Representatives: William P. Connery, Jr. (chairman), Robert Ramspeck, Glenn Griswold, Kent E. Keller, Matthew Dunn, Reuben T. Wood, James H. Gildea, Edward W. Curley, Albert Thomas, Joseph A. Dixon, William J. Fitzgerald, William F. Allen, George J. Schneider, Santiago Iglesias, Richard J. Welch, Fred A. Hartley, Jr., William P. Lambertson, Clyde H. Smith, and Arthur B. Jenks.

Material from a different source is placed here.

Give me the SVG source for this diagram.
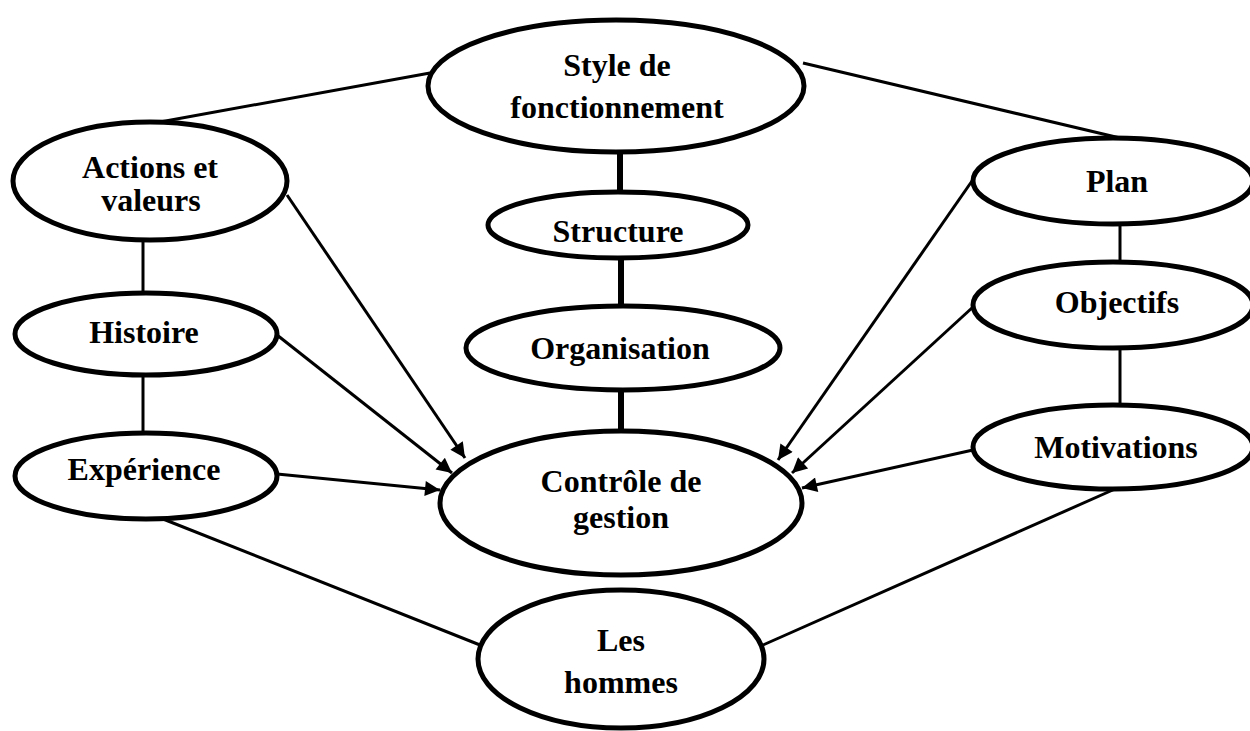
<svg xmlns="http://www.w3.org/2000/svg" width="1250" height="731" viewBox="0 0 1250 731">
  <style>
    .node ellipse { fill: #ffffff; stroke: #000000; stroke-width: 5; }
    .node text { font-family: "Liberation Serif", "Times New Roman", serif; font-weight: bold; font-size: 32px; fill: #000000; text-anchor: middle; }
    .thin { stroke: #000000; stroke-width: 3; fill: none; }
    .thick { stroke: #000000; stroke-width: 6; fill: none; }
    .arrow { stroke: #000000; stroke-width: 3; fill: none; marker-end: url(#head); }
  </style>
  <defs>
    <marker id="head" viewBox="0 0 10 10" refX="10" refY="5" markerWidth="6" markerHeight="5" markerUnits="strokeWidth" orient="auto">
      <path d="M0,0 L10,5 L0,10 z" fill="#000000"/>
    </marker>
  </defs>
  <rect width="1250" height="731" fill="#ffffff"/>

  <!-- connectors -->
  <g id="connectors">
    <line class="thin" x1="430" y1="73" x2="160" y2="122"/>
    <line class="thin" x1="803" y1="63" x2="1120" y2="138"/>
    <line class="thick" x1="620" y1="150" x2="620" y2="193"/>
    <line class="thick" x1="621" y1="256" x2="621" y2="307"/>
    <line class="thick" x1="621" y1="388" x2="621" y2="432"/>
    <line class="thin" x1="143" y1="238" x2="143" y2="294"/>
    <line class="thin" x1="143" y1="373" x2="143" y2="434"/>
    <line class="thin" x1="1120" y1="223" x2="1120" y2="263"/>
    <line class="thin" x1="1120" y1="346" x2="1120" y2="407"/>
    <line class="arrow" x1="287" y1="195" x2="465" y2="458"/>
    <line class="arrow" x1="277" y1="335" x2="452" y2="473"/>
    <line class="arrow" x1="277" y1="474" x2="440" y2="490"/>
    <line class="arrow" x1="972" y1="181" x2="778" y2="460"/>
    <line class="arrow" x1="973" y1="307" x2="792" y2="473"/>
    <line class="arrow" x1="973" y1="450" x2="802" y2="488"/>
    <line class="thin" x1="163" y1="519" x2="480" y2="645"/>
    <line class="thin" x1="1115" y1="489" x2="763" y2="645"/>
  </g>

  <g id="style-fonctionnement" class="node">
    <ellipse cx="616" cy="86" rx="188" ry="66"/>
    <text x="617" y="76">Style de</text>
    <text x="617" y="118">fonctionnement</text>
  </g>
  <g id="structure" class="node">
    <ellipse cx="618" cy="225" rx="130" ry="33"/>
    <text x="618" y="242">Structure</text>
  </g>
  <g id="organisation" class="node">
    <ellipse cx="623" cy="348" rx="157" ry="42"/>
    <text x="620" y="359">Organisation</text>
  </g>
  <g id="controle-gestion" class="node">
    <ellipse cx="621" cy="503" rx="181" ry="72"/>
    <text x="621" y="492">Contrôle de</text>
    <text x="621" y="528">gestion</text>
  </g>
  <g id="les-hommes" class="node">
    <ellipse cx="621" cy="659" rx="143" ry="69"/>
    <text x="621" y="651">Les</text>
    <text x="621" y="693">hommes</text>
  </g>
  <g id="actions-valeurs" class="node">
    <ellipse cx="150" cy="181" rx="137" ry="59"/>
    <text x="150" y="178">Actions et</text>
    <text x="151" y="211">valeurs</text>
  </g>
  <g id="histoire" class="node">
    <ellipse cx="146" cy="334" rx="131" ry="41"/>
    <text x="144" y="343">Histoire</text>
  </g>
  <g id="experience" class="node">
    <ellipse cx="146" cy="476" rx="131" ry="43"/>
    <text x="144" y="480">Expérience</text>
  </g>
  <g id="plan" class="node">
    <ellipse cx="1113" cy="181" rx="140" ry="43"/>
    <text x="1117" y="192">Plan</text>
  </g>
  <g id="objectifs" class="node">
    <ellipse cx="1113" cy="305" rx="140" ry="43"/>
    <text x="1117" y="313">Objectifs</text>
  </g>
  <g id="motivations" class="node">
    <ellipse cx="1113" cy="447" rx="140" ry="42"/>
    <text x="1116" y="458">Motivations</text>
  </g>
</svg>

The CHAIRMAN. The committee will come to order. This is a joint hearing of the Committee on Labor of the House and Committee on Education and Labor of the Senate, on H. R. 7200 and S. 2475. The CHAIRMAN. The first witness who will appear today is Mr. Robert H. Jackson. If it is satisfactory to the committee, Mr. Jackson has prepared statement which he suggests he can give to the committee and after that he suggests that he can go through the bill section by section for such questions as any members of the committee would want to ask him on the legal phases of the measure. If that is satisfactory to the committee I suggest that we follow that course. All right, proceed, Mr. Jackson.

STATEMENT OF ROBERT H. JACKSON, DEPARTMENT OF

JUSTICE

Mr. JACKSON. Mr. Chairman, the formal statement which I have prepared deals with the constitutional questions, and later we can point out how those particular constitutional theories are carried into the bill.

For years we have heard easy lip service "in principle to the commonplace that it is bad for America-economically as well as sociallyto have child labor, sweated labor, low standards of living, inhumane and unhealthy working conditions."

Today we are considering something more than "approval in principle" of these ideas. We have an effort, in the specific and exact terms of a bill, to make this devotion to ideals statutory instead of merely rhetorical.